Ms Brett, who was speaking a day before her 26th birthday, told the packed audience there would be “no greater honour” than to represent the people of Shetland as their MP. She is standing for the SNP after being left disillusioned by the Lib Dems.
“We’ve had Liberal Democrat representation for nearly 70 years. The historic connection between the Northern Isles and the Liberal Democrats is hugely tight. But I just don’t feel that they are the party they used to be. I don’t feel they represent us in the way they once did.”
She said she did not see what the Liberal Democrats stood for, and what their values were.
She pointed to the previous decision to go into coalition with the Tories as a “fundamental betrayal”.
“One of the arguments put forward by the Liberal Democrats is they offered ‘Tory light’. Some of the things the Lib Dems voted for are not Tory light. The bedroom tax is not Tory light.”
But she said the SNP’s opposition to austerity was “consistent and unified”.
“What we have achieved at Westminster is significant as well. There is a huge list of things we have achieved, even with having third party status. I offer a fresh voice. I offer a change. And I think it’s time for change.”
However, Ms Black was less sympathetic towards the Lib Dem’s past record in the isles. She said the Liberals were complicit in the austerity agenda driven by the Tories, which was now having a severe impact on communities across the country.

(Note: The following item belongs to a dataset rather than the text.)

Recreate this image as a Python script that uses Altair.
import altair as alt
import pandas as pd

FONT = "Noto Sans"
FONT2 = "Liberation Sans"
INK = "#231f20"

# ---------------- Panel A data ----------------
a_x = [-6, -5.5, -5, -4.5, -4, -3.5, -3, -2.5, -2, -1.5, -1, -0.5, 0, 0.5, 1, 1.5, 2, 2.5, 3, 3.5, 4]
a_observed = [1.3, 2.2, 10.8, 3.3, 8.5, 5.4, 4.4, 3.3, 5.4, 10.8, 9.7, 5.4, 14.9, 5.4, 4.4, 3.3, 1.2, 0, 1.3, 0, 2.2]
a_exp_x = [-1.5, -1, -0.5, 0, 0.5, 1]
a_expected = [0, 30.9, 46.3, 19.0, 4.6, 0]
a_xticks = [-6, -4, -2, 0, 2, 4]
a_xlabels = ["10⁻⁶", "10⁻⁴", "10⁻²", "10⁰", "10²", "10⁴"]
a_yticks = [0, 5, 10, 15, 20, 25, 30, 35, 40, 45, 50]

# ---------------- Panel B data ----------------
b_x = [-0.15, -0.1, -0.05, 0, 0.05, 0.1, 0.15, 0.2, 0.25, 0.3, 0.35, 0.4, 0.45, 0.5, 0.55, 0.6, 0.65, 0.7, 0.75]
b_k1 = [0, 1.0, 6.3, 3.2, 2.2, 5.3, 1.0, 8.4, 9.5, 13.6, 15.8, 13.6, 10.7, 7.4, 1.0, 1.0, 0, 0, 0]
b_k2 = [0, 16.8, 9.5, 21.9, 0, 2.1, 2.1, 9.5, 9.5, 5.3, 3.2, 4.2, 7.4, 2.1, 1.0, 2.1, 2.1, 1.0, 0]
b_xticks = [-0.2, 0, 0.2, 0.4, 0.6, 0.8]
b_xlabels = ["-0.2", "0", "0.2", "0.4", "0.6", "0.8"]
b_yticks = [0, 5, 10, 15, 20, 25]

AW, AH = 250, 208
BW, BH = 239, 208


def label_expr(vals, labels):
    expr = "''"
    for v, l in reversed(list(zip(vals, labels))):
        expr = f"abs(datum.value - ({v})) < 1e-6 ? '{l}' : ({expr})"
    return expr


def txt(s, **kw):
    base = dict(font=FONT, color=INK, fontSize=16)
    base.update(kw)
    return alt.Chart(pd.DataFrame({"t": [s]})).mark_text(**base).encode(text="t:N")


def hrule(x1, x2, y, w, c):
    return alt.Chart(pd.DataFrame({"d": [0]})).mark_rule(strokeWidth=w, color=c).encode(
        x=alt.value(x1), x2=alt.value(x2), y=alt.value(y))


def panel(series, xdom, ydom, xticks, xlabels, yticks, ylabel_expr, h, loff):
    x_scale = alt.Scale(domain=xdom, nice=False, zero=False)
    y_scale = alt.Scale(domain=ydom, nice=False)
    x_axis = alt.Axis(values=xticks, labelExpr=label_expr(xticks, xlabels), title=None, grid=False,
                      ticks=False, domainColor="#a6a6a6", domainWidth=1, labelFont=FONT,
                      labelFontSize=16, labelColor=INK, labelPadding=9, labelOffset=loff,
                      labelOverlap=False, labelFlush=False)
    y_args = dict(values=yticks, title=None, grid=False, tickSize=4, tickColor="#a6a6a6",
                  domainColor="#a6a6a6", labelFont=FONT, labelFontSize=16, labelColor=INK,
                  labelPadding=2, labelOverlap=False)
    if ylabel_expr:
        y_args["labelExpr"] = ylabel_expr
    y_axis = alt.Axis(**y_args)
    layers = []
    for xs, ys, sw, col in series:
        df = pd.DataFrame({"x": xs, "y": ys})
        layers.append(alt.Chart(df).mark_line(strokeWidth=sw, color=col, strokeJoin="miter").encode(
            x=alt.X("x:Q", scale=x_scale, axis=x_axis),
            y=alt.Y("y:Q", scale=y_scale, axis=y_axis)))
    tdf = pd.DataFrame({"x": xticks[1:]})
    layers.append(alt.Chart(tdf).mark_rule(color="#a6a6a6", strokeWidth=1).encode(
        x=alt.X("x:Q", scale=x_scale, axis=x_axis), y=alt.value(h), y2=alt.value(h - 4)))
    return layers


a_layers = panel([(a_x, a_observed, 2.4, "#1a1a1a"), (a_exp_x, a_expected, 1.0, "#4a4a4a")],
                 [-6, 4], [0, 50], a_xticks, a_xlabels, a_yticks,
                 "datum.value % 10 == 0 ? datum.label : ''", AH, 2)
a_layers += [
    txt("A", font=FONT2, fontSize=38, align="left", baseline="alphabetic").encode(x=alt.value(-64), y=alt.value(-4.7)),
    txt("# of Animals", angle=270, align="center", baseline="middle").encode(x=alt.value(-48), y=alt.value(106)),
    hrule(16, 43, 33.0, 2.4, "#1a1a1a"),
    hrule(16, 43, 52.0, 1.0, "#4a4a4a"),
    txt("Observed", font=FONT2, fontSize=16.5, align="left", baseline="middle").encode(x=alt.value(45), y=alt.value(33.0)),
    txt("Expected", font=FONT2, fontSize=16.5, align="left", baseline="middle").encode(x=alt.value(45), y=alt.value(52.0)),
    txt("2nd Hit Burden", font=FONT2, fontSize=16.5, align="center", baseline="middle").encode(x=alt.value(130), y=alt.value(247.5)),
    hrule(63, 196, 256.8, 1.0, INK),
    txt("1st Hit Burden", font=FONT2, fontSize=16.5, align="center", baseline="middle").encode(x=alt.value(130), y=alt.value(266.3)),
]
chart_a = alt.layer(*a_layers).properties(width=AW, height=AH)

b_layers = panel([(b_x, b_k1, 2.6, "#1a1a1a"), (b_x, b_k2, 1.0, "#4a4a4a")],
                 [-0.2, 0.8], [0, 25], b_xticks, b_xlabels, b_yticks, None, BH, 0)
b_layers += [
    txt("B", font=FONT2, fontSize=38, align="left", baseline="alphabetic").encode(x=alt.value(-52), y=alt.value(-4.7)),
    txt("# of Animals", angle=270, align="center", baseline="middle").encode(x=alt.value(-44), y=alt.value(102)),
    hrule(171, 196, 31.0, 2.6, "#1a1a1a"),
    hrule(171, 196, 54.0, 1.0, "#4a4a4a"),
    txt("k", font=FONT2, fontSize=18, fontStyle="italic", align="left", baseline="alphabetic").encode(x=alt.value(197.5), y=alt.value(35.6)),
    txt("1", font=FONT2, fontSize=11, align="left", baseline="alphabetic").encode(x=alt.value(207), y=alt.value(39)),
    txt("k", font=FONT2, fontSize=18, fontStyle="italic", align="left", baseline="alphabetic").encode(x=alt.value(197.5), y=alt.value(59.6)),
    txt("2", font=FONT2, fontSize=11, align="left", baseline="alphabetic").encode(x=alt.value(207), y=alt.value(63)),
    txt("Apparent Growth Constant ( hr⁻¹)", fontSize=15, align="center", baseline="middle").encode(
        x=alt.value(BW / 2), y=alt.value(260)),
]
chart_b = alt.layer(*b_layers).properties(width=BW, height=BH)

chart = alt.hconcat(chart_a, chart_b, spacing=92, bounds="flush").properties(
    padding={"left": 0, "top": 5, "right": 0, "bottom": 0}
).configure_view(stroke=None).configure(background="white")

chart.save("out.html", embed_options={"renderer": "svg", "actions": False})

“I don’t have the same historic ties to the Liberal Democrats whatsoever,” she said. “They’ve always been a non-entity to me.
“What the Tories are doing now is nothing more than continuing with what the Liberal Democrats signed up for and propped them up to do.”

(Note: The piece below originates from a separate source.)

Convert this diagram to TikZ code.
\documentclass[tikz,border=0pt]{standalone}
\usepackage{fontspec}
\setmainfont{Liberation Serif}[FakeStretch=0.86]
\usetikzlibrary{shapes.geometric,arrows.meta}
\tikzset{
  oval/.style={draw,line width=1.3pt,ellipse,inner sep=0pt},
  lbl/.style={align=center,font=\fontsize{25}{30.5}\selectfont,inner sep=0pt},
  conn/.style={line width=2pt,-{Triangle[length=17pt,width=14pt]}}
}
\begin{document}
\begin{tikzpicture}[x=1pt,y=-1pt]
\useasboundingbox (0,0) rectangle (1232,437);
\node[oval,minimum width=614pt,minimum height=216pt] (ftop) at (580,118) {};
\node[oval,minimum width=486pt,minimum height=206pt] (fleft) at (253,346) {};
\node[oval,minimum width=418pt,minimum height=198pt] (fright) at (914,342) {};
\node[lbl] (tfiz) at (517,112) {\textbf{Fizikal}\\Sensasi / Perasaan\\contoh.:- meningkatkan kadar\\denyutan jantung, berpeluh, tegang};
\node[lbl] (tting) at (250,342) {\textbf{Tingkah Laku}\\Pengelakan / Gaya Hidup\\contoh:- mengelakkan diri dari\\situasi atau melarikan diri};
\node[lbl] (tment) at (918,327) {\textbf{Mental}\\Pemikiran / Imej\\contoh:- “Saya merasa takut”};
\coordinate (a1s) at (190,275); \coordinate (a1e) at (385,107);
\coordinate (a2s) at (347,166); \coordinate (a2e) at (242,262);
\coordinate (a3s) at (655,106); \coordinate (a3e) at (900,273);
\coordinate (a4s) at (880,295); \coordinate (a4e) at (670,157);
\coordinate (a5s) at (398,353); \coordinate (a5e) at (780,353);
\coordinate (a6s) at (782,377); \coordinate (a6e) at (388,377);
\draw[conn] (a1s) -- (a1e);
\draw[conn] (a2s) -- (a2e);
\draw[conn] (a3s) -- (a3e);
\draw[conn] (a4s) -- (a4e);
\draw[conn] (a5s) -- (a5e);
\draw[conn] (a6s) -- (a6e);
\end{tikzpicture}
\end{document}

She said the country had suffered “exactly the kind of Conservative government David Cameron wanted”, even with the Lib Dems at the table. And she had harsh words to say about Alistair Carmichael, too.

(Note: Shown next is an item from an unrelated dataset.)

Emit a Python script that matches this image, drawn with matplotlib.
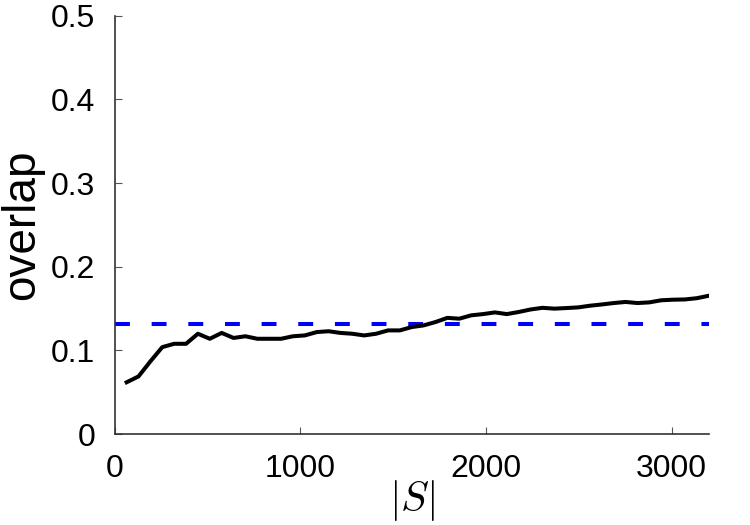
import matplotlib
matplotlib.use('Agg')
import matplotlib.pyplot as plt
import numpy as np

plt.rcParams['font.family'] = ['Liberation Sans', 'DejaVu Sans']
plt.rcParams['mathtext.fontset'] = 'cm'

# Size of the set |S|
set_size = np.arange(64, 3201, 64)
# Overlap measured at each set size
overlap = [0.062, 0.069, 0.087, 0.104, 0.108, 0.108, 0.120, 0.114, 0.121, 0.115,
           0.117, 0.114, 0.114, 0.114, 0.117, 0.118, 0.122, 0.123, 0.121, 0.120,
           0.118, 0.120, 0.124, 0.124, 0.128, 0.130, 0.134, 0.139, 0.138, 0.142,
           0.1435, 0.1455, 0.1435, 0.146, 0.149, 0.151, 0.150, 0.1507, 0.1515, 0.1535,
           0.155, 0.1567, 0.158, 0.1567, 0.1575, 0.160, 0.1607, 0.161, 0.1625, 0.1654]
# Baseline overlap (dashed line)
baseline = 0.1316

x_ticks = [0, 1000, 2000, 3000]
y_ticks = [0, 0.1, 0.2, 0.3, 0.4, 0.5]
y_tick_labels = ['0', '0.1', '0.2', '0.3', '0.4', '0.5']

fig = plt.figure(figsize=(7.5, 5.25), dpi=100)
ax = fig.add_axes([0.153, 0.173, 0.792, 0.797])

ax.axhline(baseline, color='#0000ff', lw=2.9, linestyle=(0, (3.7, 5.4)))
ax.plot(set_size, overlap, color='black', lw=2.9)

ax.set_xlim(0, 3200)
ax.set_ylim(0, 0.5)
ax.set_xticks(x_ticks)
ax.set_yticks(y_ticks)
ax.set_yticklabels(y_tick_labels)

ax.set_xlabel(r'$|S|$', fontsize=30, labelpad=-4)
ax.set_ylabel('overlap', fontsize=33, labelpad=5)

ax.spines['right'].set_color('none')
ax.spines['top'].set_color('none')
for s in ['left', 'bottom']:
    ax.spines[s].set_color('#333333')
    ax.spines[s].set_linewidth(1.2)
ax.tick_params(direction='in', length=5, width=0.8, color='#555555',
               labelsize=23, pad=14)

fig.savefig('out.png', dpi=100)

“The representative for this area is a proven liar. I don’t use that word lighly, and I don’t know the guy personally, but in terms of his politics that was a representative who deliberately and knowingly lied to the electorate, lied to his constituents. I don’t want somebody like that representing me in parliament.”
As well as the bedroom tax, much of the discussion during the evening focused on welfare cuts, the infamous “rape clause”, food banks, the replacement of the Trident nuclear defence system, trade union legislation and the scrapping of human rights legislation – something which had Ms Black shaking her head in incredulity.
Lerwick North councillor John Fraser was keen to know why the nationalists had so far failed to plug the £7 million funding gap in its inter-island ferry service.
Ms Brett replied: “As far as I’m aware there are discussions that have been going on with the likes of Humza Yousaf, the local authority and Transport Scotland. I wholeheartedly support a reduction in cost for ferries.”
But Ms Black said it pointed to a bigger issue, with the Scottish government having to spend its resources to mitigate against the problems created by the Tories at Westminster, most notably with the bedroom tax.
The so-called “rape clause” was another thing Holyrood was being encouraged by Westminster to sort out itself.
“I know we’ve had Ruth Davidson saying in her answer to the ‘rape clause’ question that the Scottish government could create a new benefit. I say, ‘no, have a word with your boss’.”
Former SIC member Iris Hawkins wondered whether Ms Brett supported large-scale renewable projects like the Viking Energy windfarm.
There is a huge list of things we have achieved, even with having third party status. I offer a fresh voice. I offer a change. And I think it’s time for change. MIRIAM BRETT
Ms Brett said communities needed to be kept in the loop at all times.
“My take on this is there should be as much consultation at community level as possible.”
On the day that Labour officially launched its election manifesto, party supporter Irvine Tait said Jeremy Corbyn’s proposals were contained in “probably the most pro trade-union manifesto”.
He wanted assurances that the SNP would seek to scrap anti trade-union legislation being brought by the Conservatives – something Ms Black described as “one of the most terrifying pieces of legislation”.
But Mr Tait wanted further assurance, namely that Thatcher-era legislation would be scrapped as well.
“Yes,” was Ms Black’s succinct reply. Ms Brett decided to dwell on comments made by Theresa May, namely that the Conservatives were the party of the “working people”.
“I couldn’t believe that she’d have the audacity to say that.”
Vaila Robertson questioned the women on SNP support for the fishing industry, which has come under scrutiny in recent weeks with nationalist politicians appearing to hold opposing views over the Common Fisheries Policy.
Ms Brett said that was one of the issues she felt most passionately about. She added SNP policy was to “radically reform” CFP.
“And if we can’t reform it, it should be scrapped”.
Foodbanks are never far away from any political discussion these days. Ms Black pointed to the Edinburgh-based Poverty Alliance which had taken a stand against foodbanks.
“These things don’t just happen. People don’t just go hungry. People are driven to foodbanks by policy agendas that are fundamentally cruel.”
Both Ms Black and Ms Brett are in favour of lowering the voting age to allow 16 and 17 year-olds the chance to vote. Ms Black said there was a time during the independence referendum campaign when Scotland must have been the most politically engaged country imaginable.